The real determinants of what happens on the Korean peninsula remain (much to the detriment of the Korean people) powers other than North or South Korea. Namely China and the US (and to some extent Russia and Japan). Given the Russian and Chinese backbone of the BRICS, it's no surprise, then, that the North Korean situation was one of the topics that was front and center at the shindig.
As the joint declaration put it:
"We strongly deplore the nuclear test conducted by the DPRK. We express deep concern over the ongoing tension and prolonged nuclear issue on the Korean Peninsula, and emphasize that it should only be settled through peaceful means and direct dialogue of all the parties concerned."
This remains the line in the sand for both Russia and China: There is no military solution to the Korean crisis.
Putin has floated an idea for a gas pipeline to Korea and the connection of the North and South Korean energy grid and railway systems (an idea that, incidentally, was first floated by Maurice Strong over a decade ago). Meanwhile, Xi is calling on France to get involved and give the whole situation a diplomatic restart. But both Xi and Putin are adamant: no military solution.

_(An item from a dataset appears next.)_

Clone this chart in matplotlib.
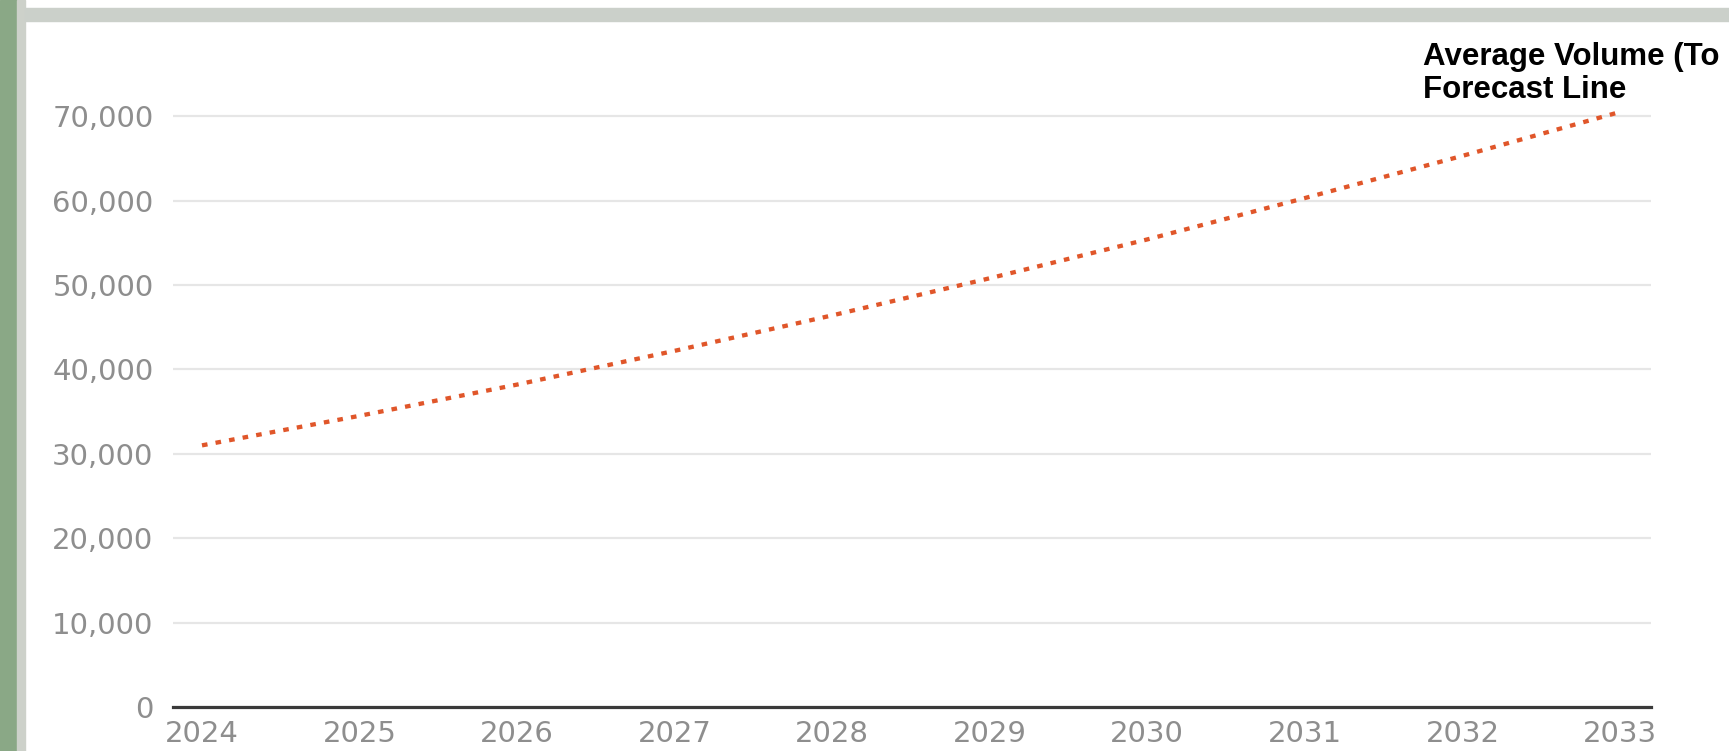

As Pepe Escobar puts it in his article on "The real BRICS bombshell:"
"Beijing has imposed a definitive veto on war – of which the Pentagon is very much aware.
"Pyongyang’s sixth nuclear test, although planned way in advance, happened only three days after two nuclear-capable US B-1B strategic bombers conducted their own 'test' alongside four F-35Bs and a few Japanese F-15s.
"Everyone familiar with the Korean peninsula chessboard knew there would be a DPRK response to these barely disguised 'decapitation' tests.
"So it’s back to the only sound proposition on the table: the RC 'double freeze.' Freeze on US/Japan/South Korea military drills; freeze on North Korea’s nuclear program; diplomacy takes over."
And Last but not Least...
The biggest news to emerge during the summit was not directly part of the summit at all, but in some way is a reflection of the topsy-turvy period of global geo-economic reorientation we are living through. I am referring, of course, to the yuan/oil/gold earthquake that is about to shake the monetary world.
If you saw my recent video on the subject you already know the story, but in a nutshell China is about to ring in a (say it with me) "new world order" with their Shanghai International Energy Exchange. The exchange will offer crude oil contracts denominated in yuan, which "will be fully convertible into gold on exchanges in Shanghai and Hong Kong." As Grant Williams points out in his important overview of the story (h/t Corbett Report user Ukdavec), the ability for a country like, oh, let's say, Russia, to sell oil to China directly for yuan (no dollars involved) and convert that yuan to gold effectively completely severs all the links to the US government, US banking system, US treasuries and US dollar that has underpinned the unipolar world of the post-Bretton petrodollar. It is difficult to overstate the significance of this event...
But, having said that, this story is beyond the bounds of this BRICS update. Suffice it to say, if the BRICS want to become the real beginning of an actually multipolar alternative to the US hegemony, something like the yuan/oil/gold triangle would have to be in place. And here it is. Fancy that.
Now, as always, I have to re-re-restate the ground level truth: The BRICS are a phoney opposition literally created by Goldman Sachs whose pseudo-alternative institutions are run by the very same bankers and bureaucrats they pretend to oppose. The cold war of the 21st century is being engineered in the exact same way that the cold war of the 20th was. And, as always, whichever "side" wins this "fight," the oligarchs and their systems of control will come out on top.
But make no mistake: the cold war, engineered as it is, is here. And meetings like the BRICS Summit are where we catch the first glimpses of it.